The speed at which China has leapfrogged the world's biggest economy in grocery sales has surprised market watchers, who predicted two years ago that China would reach the milestone in 2014.

"It's happened earlier than everyone thought, partly because of the prolonged slowdown in the US," said Joanne Denney-Finch, the chief executive of IGD. "Some people are sceptical about the China growth story, but the country is still defying analysts' forecasts with strong data."

However, the strength of the Chinese grocery market lies mainly in the sheer collective buying power of a 1.3 billion-strong population four times bigger than that of America.

The value of the average Chinese shopping basket, a critical factor for supermarkets, is still only a quarter of that in America, which also spends vastly more in fast food outlets and restaurants.

While the potential is vast, China's grocery market is a fickle and fragmented landscape where domestic chains compete fiercely with Western brands for a share of a low margin market.

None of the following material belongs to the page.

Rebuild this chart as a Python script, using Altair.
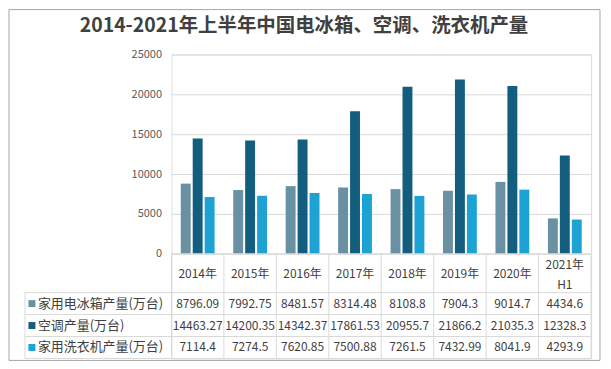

"It is much more competitive than in the US or Europe. It is incredibly hard to make money," said Paul French, chief China analyst at Mintel. "People are very price conscious and do not spend on the variety of goods that they do in the West. They are terrible for loyalty - it's been a massive problem for supermarkets in the past."

While Carrefour, which was swift to adapt to Chinese tastes with live fish and rice cookers, is widely regarded as having had the greatest success in China – "they got here first, and fastest" Mr French said - Tesco is expanding rapidly and is on track to grow the fastest globally in the next four years, according to IGD.

Western supermarkets have been experimenting with different strategies in a bid to win in China, which is forecast to have more than 200 cities with a population of more than a million people by 2025 – a population increase equivalent to the whole of America.